◆ **WHAT YOU ARE ASKED TO DO**: Records follow. Copy every line with "that".

◆ **RECORD EXTRACTS**:
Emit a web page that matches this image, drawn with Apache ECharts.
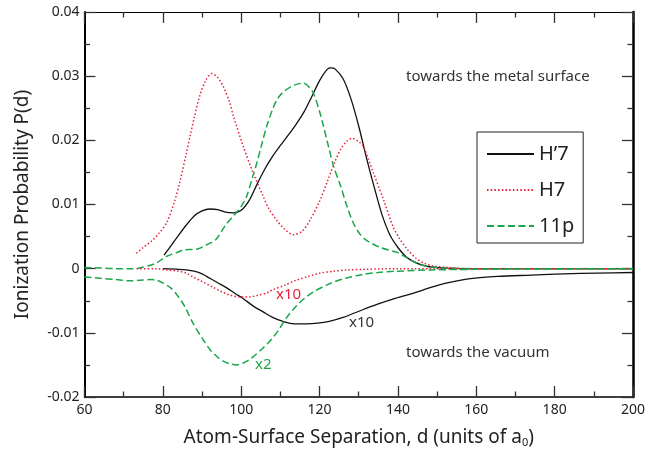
<!DOCTYPE html>
<html>
<head>
<meta charset="utf-8">
<script src="https://cdn.jsdelivr.net/npm/echarts@6/dist/echarts.min.js"></script>
<style>html,body{margin:0;padding:0;background:#fff}#c{width:648px;height:457px}</style>
</head>
<body>
<div id="c"></div>
<script>
// H'7 (solid black), positive part
const hp7PosX = [80.3,82,84,86,88,90,92,94,96,98,100,102,104,106,108,110,112,114,116,118,120,122,123,124,126,128,130,132,134,136,138,140,142,144,146,148,152,160,200];
const hp7PosY = [0.0021,0.0035,0.0052,0.0068,0.0082,0.0090,0.0093,0.0092,0.0088,0.0087,0.0091,0.0106,0.0131,0.0155,0.0175,0.0192,0.0208,0.0225,0.0244,0.0268,0.0293,0.0311,0.0313,0.0311,0.0296,0.0265,0.0222,0.0172,0.0126,0.0083,0.0052,0.0033,0.0019,0.0011,0.0006,0.0003,0.0001,0,0];
// H'7 x10, negative part
const hp7NegX = [80,84,86,88,90,92,94,96.3,98.5,100.4,103,105.5,108,111,113.5,116.5,119.5,122.5,126,131,135,139.5,144,148,152,156.8,161,165.5,174,182.3,191,200];
const hp7NegY = [0,-0.0001,-0.0002,-0.0004,-0.0008,-0.0015,-0.0022,-0.0030,-0.0039,-0.0046,-0.0058,-0.0067,-0.0076,-0.0083,-0.0086,-0.0086,-0.0085,-0.0082,-0.0076,-0.0064,-0.0055,-0.0046,-0.0038,-0.0030,-0.0023,-0.0017,-0.0014,-0.0012,-0.0010,-0.0008,-0.0007,-0.0006];
// H7 (dotted red), positive part
const h7PosX = [73.2,75,77.5,79,81,83,84.3,86,87,88,89.4,91,92.5,94,95.4,97,98,100.5,103,105.6,107,109,111,113.3,115.5,117.6,120,122,124,125.5,127,128.3,130,131.2,132.5,133.7,136.3,138.8,140.5,142.4,144.5,146.5,149,152.7,158,200];
const h7PosY = [0.0024,0.0033,0.0045,0.0055,0.0072,0.0105,0.0134,0.0180,0.0208,0.0235,0.0269,0.0294,0.0304,0.0298,0.0284,0.0260,0.0238,0.0191,0.0150,0.0113,0.0094,0.0076,0.0062,0.0053,0.0058,0.0076,0.0105,0.0136,0.0168,0.0187,0.0199,0.0203,0.0198,0.0190,0.0170,0.0150,0.0108,0.0065,0.0046,0.0030,0.0017,0.0009,0.0004,0.0002,0,0];
// H7 x10, negative part
const h7NegX = [73.3,78,81,84,86,87.7,90,92.8,95,97,99.5,102.1,104.5,106.5,108,111,114,116.7,120,123.6,127,132,140,200];
const h7NegY = [0,0,-0.0002,-0.0004,-0.0007,-0.0013,-0.0020,-0.0029,-0.0036,-0.0041,-0.0044,-0.0044,-0.0041,-0.0038,-0.0033,-0.0026,-0.0018,-0.0013,-0.0007,-0.0004,-0.0002,-0.0001,0,0];
// 11p (dashed green), positive part
const p11PosX = [60,64,68,72.3,74,76.6,78.4,80.9,83.5,85.2,87.6,89,91.1,93.6,96,98,100,101.4,103,104,105.3,106.5,108,109.1,110.5,112.5,114.5,115.9,117,118.4,120,121,122.3,123.6,125.3,127,128.7,130.4,132,135.5,139.9,142,144,146,148.3,152,160,200];
const p11PosY = [0.0002,0.0001,0,0,0.0001,0.0005,0.0009,0.0019,0.0025,0.0029,0.0030,0.0031,0.0037,0.0046,0.0068,0.0082,0.0097,0.0113,0.0145,0.0165,0.0195,0.0222,0.0248,0.0263,0.0274,0.0283,0.0288,0.0289,0.0285,0.0274,0.0245,0.0222,0.0190,0.0159,0.0130,0.0097,0.0070,0.0053,0.0044,0.0033,0.0025,0.0018,0.0011,0.0006,0.0003,0.0001,0,0];
// 11p x2, negative part
const p11NegX = [60,64,68,71.6,74,76.7,78.5,80,82,83.5,85.5,87.7,90,92,94,95.4,97,98.8,100.5,102.1,103.5,105.5,107.3,109.5,111.5,113.5,115.8,118.5,122.3,126,131,135,139.6,148.3,160,200];
const p11NegY = [-0.0013,-0.0015,-0.0017,-0.0019,-0.0018,-0.0017,-0.0018,-0.0022,-0.0030,-0.0040,-0.0058,-0.0085,-0.0108,-0.0126,-0.0138,-0.0144,-0.0148,-0.0150,-0.0147,-0.0142,-0.0135,-0.0124,-0.0113,-0.0096,-0.0077,-0.0062,-0.0048,-0.0036,-0.0024,-0.0016,-0.0009,-0.0006,-0.0004,-0.0002,-0.0001,0];

const legendNames = ['H\u20197','H7','11p'];
const xTicks = {min:60,max:200,interval:20};
const yTicks = {min:-0.02,max:0.04,interval:0.01};

const BLACK = '#111111', RED = '#e8203a', GREEN = '#1aa64a';
const FONT = 'Noto Sans';
const pairs = (xs, ys) => xs.map((x, i) => [x, ys[i]]);

function mkSeries(name, xs, ys, color, width, dash) {
  return {
    name: name, type: 'line', data: pairs(xs, ys), smooth: 0.3, symbol: 'none',
    showSymbol: false, animation: false, silent: true,
    lineStyle: {color: color, width: width, type: dash},
    itemStyle: {color: color}
  };
}

function axisCommon(lineWidth) {
  return {
    axisLine: {show: true, onZero: false, lineStyle: {color: '#000', width: lineWidth}},
    axisTick: {show: true, inside: true, length: 11, lineStyle: {color: '#333', width: 1.3}},
    minorTick: {show: true, splitNumber: 2, length: 5.5, lineStyle: {color: '#333', width: 1.3}},
    splitLine: {show: false}
  };
}

const chart = echarts.init(document.getElementById('c'), null, {renderer: 'canvas'});
chart.setOption({
  backgroundColor: '#fff',
  animation: false,
  textStyle: {fontFamily: FONT},
  grid: {left: 84.5, right: 13, top: 12, bottom: 60},
  xAxis: [
    Object.assign({type: 'value', position: 'bottom', min: xTicks.min, max: xTicks.max, interval: xTicks.interval,
      axisLabel: {fontSize: 14, color: '#222', margin: 6, fontFamily: FONT},
      name: '{t|Atom-Surface Separation, d (units of a}{s|0}{t|)}', nameLocation: 'middle', nameGap: 30,
      nameTextStyle: {rich: {t: {fontSize: 19, color: '#222', fontFamily: FONT}, s: {fontSize: 11, color: '#222', fontFamily: FONT, verticalAlign: 'bottom', padding: [10, 0, 0, 0]}}}
    }, axisCommon(1.6)),
    Object.assign({type: 'value', position: 'top', min: xTicks.min, max: xTicks.max, interval: xTicks.interval,
      axisLabel: {show: false}}, axisCommon(1.2))
  ],
  yAxis: [
    Object.assign({type: 'value', position: 'left', min: yTicks.min, max: yTicks.max, interval: yTicks.interval,
      axisLabel: {fontSize: 14, color: '#222', margin: 5, fontFamily: FONT},
      name: 'Ionization Probability P(d)', nameLocation: 'middle', nameGap: 52,
      nameTextStyle: {fontSize: 19, color: '#222', fontFamily: FONT}
    }, axisCommon(2)),
    Object.assign({type: 'value', position: 'right', min: yTicks.min, max: yTicks.max, interval: yTicks.interval,
      axisLabel: {show: false}}, axisCommon(2.5))
  ],
  legend: {
    orient: 'vertical', left: 477, top: 132,
    data: legendNames,
    backgroundColor: '#fff', borderColor: '#222', borderWidth: 1, borderRadius: 0,
    padding: [12, 9, 7, 9], itemGap: 16, itemWidth: 47, itemHeight: 14,
    itemStyle: {opacity: 0},
    textStyle: {fontSize: 20, color: '#222', fontFamily: FONT, lineHeight: 20},
    selectedMode: false
  },
  series: [
    mkSeries(legendNames[0], hp7PosX, hp7PosY, BLACK, 1.3, 'solid'),
    mkSeries(legendNames[1], h7PosX, h7PosY, RED, 1.5, [1.5, 2.2]),
    mkSeries(legendNames[2], p11PosX, p11PosY, GREEN, 1.5, [7, 3.5]),
    mkSeries('H\u20197 x10', hp7NegX, hp7NegY, BLACK, 1.3, 'solid'),
    mkSeries('H7 x10', h7NegX, h7NegY, RED, 1.5, [1.5, 2.2]),
    mkSeries('11p x2', p11NegX, p11NegY, GREEN, 1.5, [7, 3.5])
  ],
  graphic: [
    {type: 'text', left: 406, top: 69, style: {text: 'towards the metal surface', fontSize: 15, fill: '#333', fontFamily: FONT}},
    {type: 'text', left: 406, top: 345, style: {text: 'towards the vacuum', fontSize: 15, fill: '#333', fontFamily: FONT}},
    {type: 'text', left: 276, top: 287, style: {text: 'x10', fontSize: 15, fill: RED, fontFamily: FONT}},
    {type: 'text', left: 349, top: 315, style: {text: 'x10', fontSize: 15, fill: '#333', fontFamily: FONT}},
    {type: 'text', left: 255, top: 357, style: {text: 'x2', fontSize: 15, fill: '#22a33f', fontFamily: FONT}}
  ]
});
</script>
</body>
</html>
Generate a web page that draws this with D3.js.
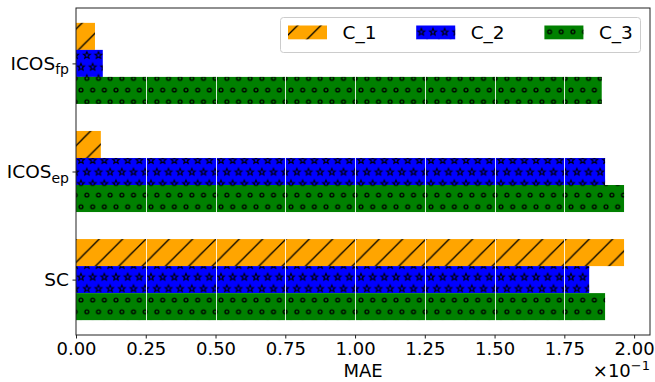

◆ **EXERCISE OUTPUT**:
Emit a web page that matches this image, drawn with Apache ECharts.
Generate a web page that draws this with D3.js.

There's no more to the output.